TASK TO COMPLETE:
Only the lines from the start of the data through the line containing "import math" should be written out, exactly as they are, with both ends included and the pictures left out.

COLLECTED MATERIAL:
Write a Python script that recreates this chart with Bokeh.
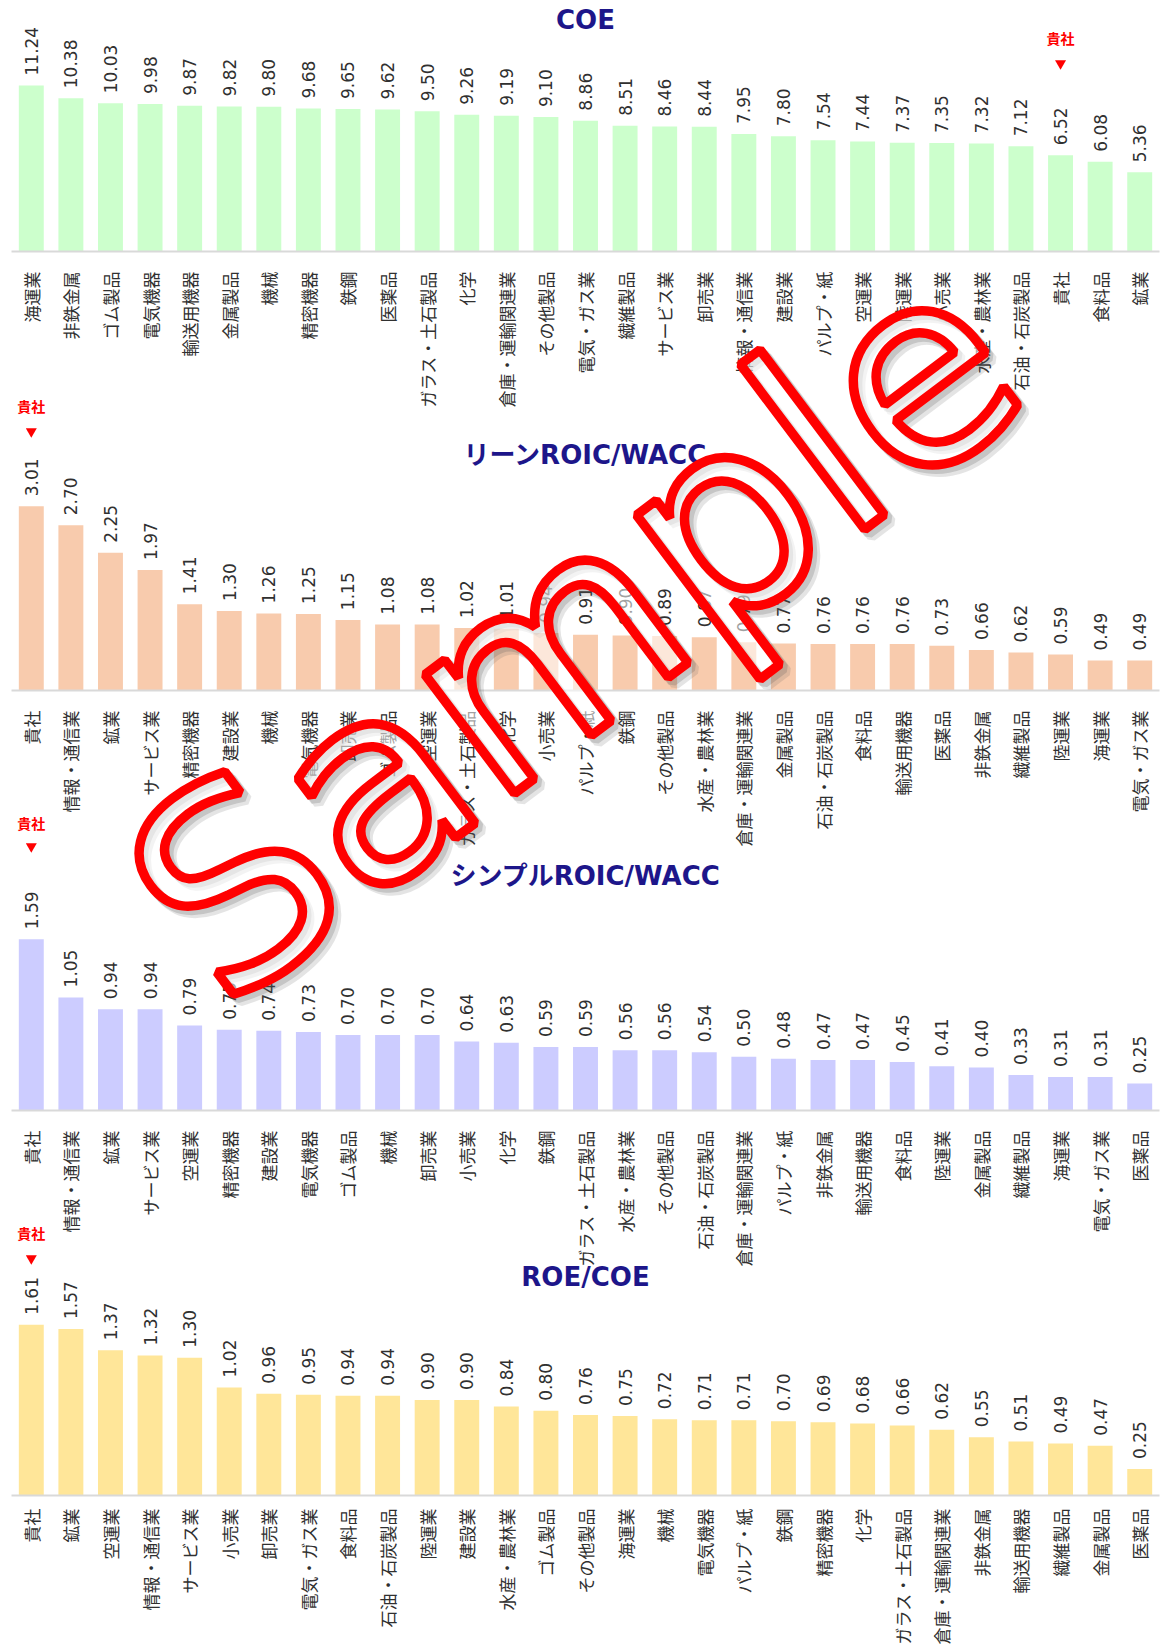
import math

from bokeh.core.properties import value
from bokeh.embed import file_html
from bokeh.models import ColumnDataSource, FactorRange, GridBox, Label, LabelSet, Range1d
from bokeh.plotting import figure
from bokeh.resources import INLINE

W, H = 1161, 1648

# ---- data -------------------------------------------------------------
coe_cats = ["海運業", "非鉄金属", "ゴム製品", "電気機器", "輸送用機器", "金属製品", "機械",
            "精密機器", "鉄鋼", "医薬品", "ガラス・土石製品", "化学", "倉庫・運輸関連業",
            "その他製品", "電気・ガス業", "繊維製品", "サービス業", "卸売業", "情報・通信業",
            "建設業", "パルプ・紙", "空運業", "陸運業", "小売業", "水産・農林業",
            "石油・石炭製品", "貴社", "食料品", "鉱業"]
coe_vals = [11.24, 10.38, 10.03, 9.98, 9.87, 9.82, 9.80, 9.68, 9.65, 9.62, 9.50, 9.26,
            9.19, 9.10, 8.86, 8.51, 8.46, 8.44, 7.95, 7.80, 7.54, 7.44, 7.37, 7.35, 7.32,
            7.12, 6.52, 6.08, 5.36]

lean_cats = ["貴社", "情報・通信業", "鉱業", "サービス業", "精密機器", "建設業", "機械",
             "電気機器", "卸売業", "ゴム製品", "空運業", "ガラス・土石製品", "化学", "小売業",
             "パルプ・紙", "鉄鋼", "その他製品", "水産・農林業", "倉庫・運輸関連業", "金属製品",
             "石油・石炭製品", "食料品", "輸送用機器", "医薬品", "非鉄金属", "繊維製品",
             "陸運業", "海運業", "電気・ガス業"]
lean_vals = [3.01, 2.70, 2.25, 1.97, 1.41, 1.30, 1.26, 1.25, 1.15, 1.08, 1.08, 1.02, 1.01,
             0.94, 0.91, 0.90, 0.89, 0.87, 0.79, 0.77, 0.76, 0.76, 0.76, 0.73, 0.66, 0.62,
             0.59, 0.49, 0.49]

simple_cats = ["貴社", "情報・通信業", "鉱業", "サービス業", "空運業", "精密機器", "建設業",
               "電気機器", "ゴム製品", "機械", "卸売業", "小売業", "化学", "鉄鋼",
               "ガラス・土石製品", "水産・農林業", "その他製品", "石油・石炭製品",
               "倉庫・運輸関連業", "パルプ・紙", "非鉄金属", "輸送用機器", "食料品", "陸運業",
               "金属製品", "繊維製品", "海運業", "電気・ガス業", "医薬品"]
simple_vals = [1.59, 1.05, 0.94, 0.94, 0.79, 0.75, 0.74, 0.73, 0.70, 0.70, 0.70, 0.64,
               0.63, 0.59, 0.59, 0.56, 0.56, 0.54, 0.50, 0.48, 0.47, 0.47, 0.45, 0.41,
               0.40, 0.33, 0.31, 0.31, 0.25]

roe_cats = ["貴社", "鉱業", "空運業", "情報・通信業", "サービス業", "小売業", "卸売業",
            "電気・ガス業", "食料品", "石油・石炭製品", "陸運業", "建設業", "水産・農林業",
            "ゴム製品", "その他製品", "海運業", "機械", "電気機器", "パルプ・紙", "鉄鋼",
            "精密機器", "化学", "ガラス・土石製品", "倉庫・運輸関連業", "非鉄金属",
            "輸送用機器", "繊維製品", "金属製品", "医薬品"]
roe_vals = [1.61, 1.57, 1.37, 1.32, 1.30, 1.02, 0.96, 0.95, 0.94, 0.94, 0.90, 0.90, 0.84,
            0.80, 0.76, 0.75, 0.72, 0.71, 0.71, 0.70, 0.69, 0.68, 0.66, 0.62, 0.55, 0.51,
            0.49, 0.47, 0.25]

OWN = "貴社"

# ---- styling ----------------------------------------------------------
TITLE_COLOR = "#1d168a"
TEXT_COLOR = "#303030"
NUM_FONT = "DejaVu Sans"
JP_FONT = "Noto Sans CJK JP"
TITLE_FONT = "DejaVu Sans, Noto Sans CJK JP"

LEFT, RIGHT = 11, 2   # side margins of every plot frame

# vertical placement of each panel on the page: (top, base line, bottom)
SPANS = [(0, 251, 421), (385, 690, 860), (800, 1110, 1280), (1210, 1495, H)]


def panel(cats, vals, color, title, span, px_per_unit, mark_y, tri_y, title_y, standoff):
    """One bar chart whose frame runs from the top of its span down to the base line."""
    top, base, bottom = span
    p = figure(x_range=FactorRange(*cats),
               y_range=Range1d(0, (base - top) / px_per_unit),
               width=W, height=bottom - top,
               min_border_left=LEFT, min_border_right=RIGHT,
               min_border_top=0, min_border_bottom=bottom - base,
               output_backend="svg", toolbar_location=None,
               y_axis_location=None,
               background_fill_color=None, border_fill_color=None,
               outline_line_color=None)
    p.grid.visible = False

    def ydata(py):
        return (base - py) / px_per_unit

    src = ColumnDataSource(dict(x=cats, top=vals, txt=[f"{v:.2f}" for v in vals]))
    p.vbar(x="x", top="top", width=0.63, source=src, fill_color=color, line_color=None)

    p.add_layout(LabelSet(x="x", y="top", text="txt", source=src,
                          angle=math.pi / 2, text_align="left", text_baseline="middle",
                          y_offset=10, text_font=value(NUM_FONT), text_font_size="17px",
                          text_color=TEXT_COLOR))

    ax = p.xaxis[0]
    ax.axis_line_color = "#d9d9d9"
    ax.axis_line_width = 2
    ax.major_tick_line_color = None
    ax.minor_tick_line_color = None
    ax.major_label_orientation = math.pi / 2
    ax.major_label_standoff = standoff
    ax.major_label_text_font = JP_FONT
    ax.major_label_text_font_size = "17px"
    ax.major_label_text_color = TEXT_COLOR

    p.add_layout(Label(x=len(cats) / 2, y=ydata(title_y), text=title,
                       text_align="center", text_baseline="middle",
                       text_font=TITLE_FONT, text_font_style="bold",
                       text_font_size="26px", text_color=TITLE_COLOR))

    # marker for the own company (category centres sit at i + 0.5)
    own_x = cats.index(OWN) + 0.5
    p.add_layout(Label(x=own_x, y=ydata(mark_y), text=OWN, text_align="center",
                       text_baseline="middle", text_font=JP_FONT,
                       text_font_style="bold", text_font_size="14px", text_color="#ff0000"))
    p.scatter(x=[OWN], y=[ydata(tri_y)], marker="inverted_triangle", size=11,
              fill_color="#ff0000", line_color=None)
    return p


p1 = panel(coe_cats, coe_vals, "#ccffcc", "COE", SPANS[0], 14.77, 37, 63, 19, 14)
p2 = panel(lean_cats, lean_vals, "#f8cbad", "リーンROIC/WACC", SPANS[1], 61.2, 405, 431, 454, 14)
p3 = panel(simple_cats, simple_vals, "#ccccff", "シンプルROIC/WACC", SPANS[2], 107.7,
           822, 846, 875, 14)
p4 = panel(roe_cats, roe_vals, "#ffe699", "ROE/COE", SPANS[3], 106.0, 1232, 1258, 1276, 7)

# ---- watermark layer (data units equal page pixels) --------------------
last_base = SPANS[-1][1]
wm = figure(x_range=Range1d(LEFT, W - RIGHT), y_range=Range1d(last_base, 0),
            width=W, height=H,
            min_border_left=LEFT, min_border_right=RIGHT,
            min_border_top=0, min_border_bottom=H - last_base,
            x_axis_location=None, y_axis_location=None,
            output_backend="svg", toolbar_location=None,
            background_fill_color=None, border_fill_color=None, outline_line_color=None)
wm.grid.visible = False

WM_X, WM_Y, WM_ANGLE, WM_SIZE = 574, 630, 37, "272px"
for dx, alpha in ((7, 0.16), (4, 0.22)):
    wm.add_layout(Label(x=WM_X + dx, y=WM_Y + dx, text="Sample", angle=WM_ANGLE,
                        angle_units="deg", text_align="center", text_baseline="alphabetic",
                        text_font="DejaVu Sans", text_font_size=WM_SIZE,
                        text_color="rgba(0,0,0,0)", text_outline_color="#555555",
                        text_alpha=alpha,
                        border_line_color="#555555", border_line_alpha=0.001,
                        border_line_width=10))
wm.add_layout(Label(x=WM_X, y=WM_Y, text="Sample", angle=WM_ANGLE, angle_units="deg",
                    text_align="center", text_baseline="alphabetic",
                    text_font="DejaVu Sans", text_font_size=WM_SIZE,
                    text_color="rgba(255,255,255,0.55)", text_outline_color="#ff0000",
                    border_line_color="#ff0000", border_line_alpha=0.001,
                    border_line_width=9.5))

# grid tracks at every panel edge so that the panels can overlap each other
edges = sorted({e for (t, _, b) in SPANS for e in (t, b)})
rows = [f"{b - a}px" for a, b in zip(edges, edges[1:])]
children = []
for p, (t, _, b) in zip((p1, p2, p3, p4), SPANS):
    r0, r1 = edges.index(t), edges.index(b)
    children.append((p, r0, 0, r1 - r0, 1))
children.append((wm, 0, 0, len(rows), 1))

page = GridBox(children=children, rows=rows, cols=[f"{W}px"])

with open("out.html", "w") as f:
    f.write(file_html(page, INLINE))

FINAL RESULT:
Write a Python script that recreates this chart with Bokeh.
import math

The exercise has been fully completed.